→ What is asked
Repeat the full listing below verbatim and keep the images out.
╭─ Given data
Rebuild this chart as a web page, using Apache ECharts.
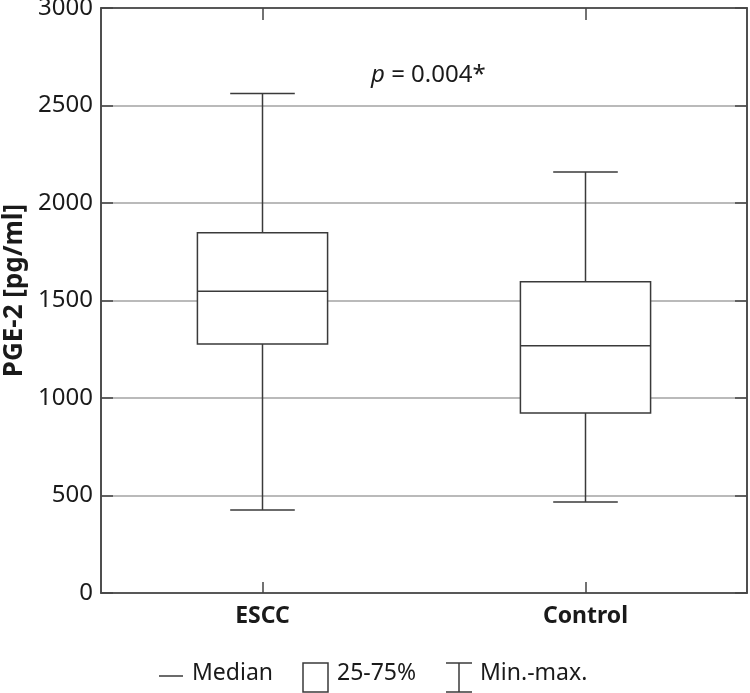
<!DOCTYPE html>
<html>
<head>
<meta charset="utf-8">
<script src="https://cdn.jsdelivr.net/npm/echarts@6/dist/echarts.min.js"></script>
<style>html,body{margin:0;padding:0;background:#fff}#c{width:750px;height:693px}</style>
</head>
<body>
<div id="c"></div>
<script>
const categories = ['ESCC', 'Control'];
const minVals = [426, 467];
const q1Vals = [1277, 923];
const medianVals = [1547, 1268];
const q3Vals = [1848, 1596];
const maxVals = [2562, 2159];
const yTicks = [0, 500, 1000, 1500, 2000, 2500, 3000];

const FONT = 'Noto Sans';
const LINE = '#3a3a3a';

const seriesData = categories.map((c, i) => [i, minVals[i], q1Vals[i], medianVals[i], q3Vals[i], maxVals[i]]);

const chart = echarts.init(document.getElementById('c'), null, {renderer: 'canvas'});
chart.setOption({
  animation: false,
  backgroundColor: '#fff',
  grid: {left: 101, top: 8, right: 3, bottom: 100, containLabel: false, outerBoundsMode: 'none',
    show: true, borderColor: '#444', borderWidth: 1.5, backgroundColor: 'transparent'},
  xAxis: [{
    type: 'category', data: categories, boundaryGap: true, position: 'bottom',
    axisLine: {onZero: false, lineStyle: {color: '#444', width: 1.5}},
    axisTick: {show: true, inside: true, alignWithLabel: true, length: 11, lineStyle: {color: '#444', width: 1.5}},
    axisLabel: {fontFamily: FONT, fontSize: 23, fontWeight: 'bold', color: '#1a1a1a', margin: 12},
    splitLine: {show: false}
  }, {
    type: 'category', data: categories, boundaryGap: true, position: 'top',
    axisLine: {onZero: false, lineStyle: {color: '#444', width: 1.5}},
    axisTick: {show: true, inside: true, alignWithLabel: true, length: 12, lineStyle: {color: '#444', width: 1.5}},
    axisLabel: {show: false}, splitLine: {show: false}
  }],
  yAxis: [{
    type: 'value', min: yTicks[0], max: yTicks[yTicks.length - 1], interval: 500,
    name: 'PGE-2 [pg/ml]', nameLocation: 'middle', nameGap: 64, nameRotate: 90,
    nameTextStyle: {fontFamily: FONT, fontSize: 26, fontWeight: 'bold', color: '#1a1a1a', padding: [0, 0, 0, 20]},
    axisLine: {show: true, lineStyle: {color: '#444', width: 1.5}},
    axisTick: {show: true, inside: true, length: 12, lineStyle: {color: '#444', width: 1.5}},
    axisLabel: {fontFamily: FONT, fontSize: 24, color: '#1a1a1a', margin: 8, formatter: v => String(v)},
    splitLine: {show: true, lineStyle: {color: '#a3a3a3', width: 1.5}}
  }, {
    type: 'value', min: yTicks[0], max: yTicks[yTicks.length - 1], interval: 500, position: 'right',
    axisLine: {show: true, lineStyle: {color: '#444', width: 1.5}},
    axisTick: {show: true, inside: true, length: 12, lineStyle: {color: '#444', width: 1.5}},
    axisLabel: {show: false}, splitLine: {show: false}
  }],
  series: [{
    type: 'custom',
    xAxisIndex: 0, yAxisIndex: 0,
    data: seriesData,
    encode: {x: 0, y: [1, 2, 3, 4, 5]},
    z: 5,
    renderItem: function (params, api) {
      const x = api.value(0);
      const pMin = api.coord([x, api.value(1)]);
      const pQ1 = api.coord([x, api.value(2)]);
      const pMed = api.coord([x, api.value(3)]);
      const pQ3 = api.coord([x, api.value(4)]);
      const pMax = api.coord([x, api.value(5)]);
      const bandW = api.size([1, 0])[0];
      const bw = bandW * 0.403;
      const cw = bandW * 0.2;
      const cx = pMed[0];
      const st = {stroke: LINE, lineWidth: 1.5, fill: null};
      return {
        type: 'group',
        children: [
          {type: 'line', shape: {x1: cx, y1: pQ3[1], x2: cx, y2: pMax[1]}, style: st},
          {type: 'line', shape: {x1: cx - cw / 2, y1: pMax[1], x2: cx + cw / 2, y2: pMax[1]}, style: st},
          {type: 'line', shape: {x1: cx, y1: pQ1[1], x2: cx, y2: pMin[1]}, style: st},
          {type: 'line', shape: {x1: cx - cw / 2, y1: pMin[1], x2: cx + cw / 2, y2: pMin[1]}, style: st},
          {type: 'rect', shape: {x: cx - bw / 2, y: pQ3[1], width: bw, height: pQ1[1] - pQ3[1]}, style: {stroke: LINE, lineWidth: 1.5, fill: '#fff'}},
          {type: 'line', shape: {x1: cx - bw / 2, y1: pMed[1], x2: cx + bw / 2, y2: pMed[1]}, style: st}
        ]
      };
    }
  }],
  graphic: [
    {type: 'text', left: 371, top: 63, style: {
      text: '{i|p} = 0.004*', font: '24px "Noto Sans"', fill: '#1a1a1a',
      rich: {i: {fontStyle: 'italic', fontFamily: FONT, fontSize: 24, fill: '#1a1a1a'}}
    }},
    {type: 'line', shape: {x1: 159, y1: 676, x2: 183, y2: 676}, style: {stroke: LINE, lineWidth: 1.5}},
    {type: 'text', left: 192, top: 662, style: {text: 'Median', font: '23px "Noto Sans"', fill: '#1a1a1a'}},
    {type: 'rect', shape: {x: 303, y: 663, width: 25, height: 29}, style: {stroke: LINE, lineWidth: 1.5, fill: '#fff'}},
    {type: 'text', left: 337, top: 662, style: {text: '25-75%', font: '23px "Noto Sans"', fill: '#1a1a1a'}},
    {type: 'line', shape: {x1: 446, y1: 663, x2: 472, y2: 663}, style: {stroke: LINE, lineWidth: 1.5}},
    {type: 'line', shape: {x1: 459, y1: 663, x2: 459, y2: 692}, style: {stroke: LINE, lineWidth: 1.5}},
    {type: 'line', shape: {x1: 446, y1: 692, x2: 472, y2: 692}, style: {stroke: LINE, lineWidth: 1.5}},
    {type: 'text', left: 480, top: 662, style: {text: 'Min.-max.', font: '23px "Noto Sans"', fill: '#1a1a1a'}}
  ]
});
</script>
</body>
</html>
╰─
→ Problem solution
Rebuild this chart as a web page, using Apache ECharts.
<!DOCTYPE html>
<html>
<head>
<meta charset="utf-8">
<script src="https://cdn.jsdelivr.net/npm/echarts@6/dist/echarts.min.js"></script>
<style>html,body{margin:0;padding:0;background:#fff}#c{width:750px;height:693px}</style>
</head>
<body>
<div id="c"></div>
<script>
const categories = ['ESCC', 'Control'];
const minVals = [426, 467];
const q1Vals = [1277, 923];
const medianVals = [1547, 1268];
const q3Vals = [1848, 1596];
const maxVals = [2562, 2159];
const yTicks = [0, 500, 1000, 1500, 2000, 2500, 3000];

const FONT = 'Noto Sans';
const LINE = '#3a3a3a';

const seriesData = categories.map((c, i) => [i, minVals[i], q1Vals[i], medianVals[i], q3Vals[i], maxVals[i]]);

const chart = echarts.init(document.getElementById('c'), null, {renderer: 'canvas'});
chart.setOption({
  animation: false,
  backgroundColor: '#fff',
  grid: {left: 101, top: 8, right: 3, bottom: 100, containLabel: false, outerBoundsMode: 'none',
    show: true, borderColor: '#444', borderWidth: 1.5, backgroundColor: 'transparent'},
  xAxis: [{
    type: 'category', data: categories, boundaryGap: true, position: 'bottom',
    axisLine: {onZero: false, lineStyle: {color: '#444', width: 1.5}},
    axisTick: {show: true, inside: true, alignWithLabel: true, length: 11, lineStyle: {color: '#444', width: 1.5}},
    axisLabel: {fontFamily: FONT, fontSize: 23, fontWeight: 'bold', color: '#1a1a1a', margin: 12},
    splitLine: {show: false}
  }, {
    type: 'category', data: categories, boundaryGap: true, position: 'top',
    axisLine: {onZero: false, lineStyle: {color: '#444', width: 1.5}},
    axisTick: {show: true, inside: true, alignWithLabel: true, length: 12, lineStyle: {color: '#444', width: 1.5}},
    axisLabel: {show: false}, splitLine: {show: false}
  }],
  yAxis: [{
    type: 'value', min: yTicks[0], max: yTicks[yTicks.length - 1], interval: 500,
    name: 'PGE-2 [pg/ml]', nameLocation: 'middle', nameGap: 64, nameRotate: 90,
    nameTextStyle: {fontFamily: FONT, fontSize: 26, fontWeight: 'bold', color: '#1a1a1a', padding: [0, 0, 0, 20]},
    axisLine: {show: true, lineStyle: {color: '#444', width: 1.5}},
    axisTick: {show: true, inside: true, length: 12, lineStyle: {color: '#444', width: 1.5}},
    axisLabel: {fontFamily: FONT, fontSize: 24, color: '#1a1a1a', margin: 8, formatter: v => String(v)},
    splitLine: {show: true, lineStyle: {color: '#a3a3a3', width: 1.5}}
  }, {
    type: 'value', min: yTicks[0], max: yTicks[yTicks.length - 1], interval: 500, position: 'right',
    axisLine: {show: true, lineStyle: {color: '#444', width: 1.5}},
    axisTick: {show: true, inside: true, length: 12, lineStyle: {color: '#444', width: 1.5}},
    axisLabel: {show: false}, splitLine: {show: false}
  }],
  series: [{
    type: 'custom',
    xAxisIndex: 0, yAxisIndex: 0,
    data: seriesData,
    encode: {x: 0, y: [1, 2, 3, 4, 5]},
    z: 5,
    renderItem: function (params, api) {
      const x = api.value(0);
      const pMin = api.coord([x, api.value(1)]);
      const pQ1 = api.coord([x, api.value(2)]);
      const pMed = api.coord([x, api.value(3)]);
      const pQ3 = api.coord([x, api.value(4)]);
      const pMax = api.coord([x, api.value(5)]);
      const bandW = api.size([1, 0])[0];
      const bw = bandW * 0.403;
      const cw = bandW * 0.2;
      const cx = pMed[0];
      const st = {stroke: LINE, lineWidth: 1.5, fill: null};
      return {
        type: 'group',
        children: [
          {type: 'line', shape: {x1: cx, y1: pQ3[1], x2: cx, y2: pMax[1]}, style: st},
          {type: 'line', shape: {x1: cx - cw / 2, y1: pMax[1], x2: cx + cw / 2, y2: pMax[1]}, style: st},
          {type: 'line', shape: {x1: cx, y1: pQ1[1], x2: cx, y2: pMin[1]}, style: st},
          {type: 'line', shape: {x1: cx - cw / 2, y1: pMin[1], x2: cx + cw / 2, y2: pMin[1]}, style: st},
          {type: 'rect', shape: {x: cx - bw / 2, y: pQ3[1], width: bw, height: pQ1[1] - pQ3[1]}, style: {stroke: LINE, lineWidth: 1.5, fill: '#fff'}},
          {type: 'line', shape: {x1: cx - bw / 2, y1: pMed[1], x2: cx + bw / 2, y2: pMed[1]}, style: st}
        ]
      };
    }
  }],
  graphic: [
    {type: 'text', left: 371, top: 63, style: {
      text: '{i|p} = 0.004*', font: '24px "Noto Sans"', fill: '#1a1a1a',
      rich: {i: {fontStyle: 'italic', fontFamily: FONT, fontSize: 24, fill: '#1a1a1a'}}
    }},
    {type: 'line', shape: {x1: 159, y1: 676, x2: 183, y2: 676}, style: {stroke: LINE, lineWidth: 1.5}},
    {type: 'text', left: 192, top: 662, style: {text: 'Median', font: '23px "Noto Sans"', fill: '#1a1a1a'}},
    {type: 'rect', shape: {x: 303, y: 663, width: 25, height: 29}, style: {stroke: LINE, lineWidth: 1.5, fill: '#fff'}},
    {type: 'text', left: 337, top: 662, style: {text: '25-75%', font: '23px "Noto Sans"', fill: '#1a1a1a'}},
    {type: 'line', shape: {x1: 446, y1: 663, x2: 472, y2: 663}, style: {stroke: LINE, lineWidth: 1.5}},
    {type: 'line', shape: {x1: 459, y1: 663, x2: 459, y2: 692}, style: {stroke: LINE, lineWidth: 1.5}},
    {type: 'line', shape: {x1: 446, y1: 692, x2: 472, y2: 692}, style: {stroke: LINE, lineWidth: 1.5}},
    {type: 'text', left: 480, top: 662, style: {text: 'Min.-max.', font: '23px "Noto Sans"', fill: '#1a1a1a'}}
  ]
});
</script>
</body>
</html>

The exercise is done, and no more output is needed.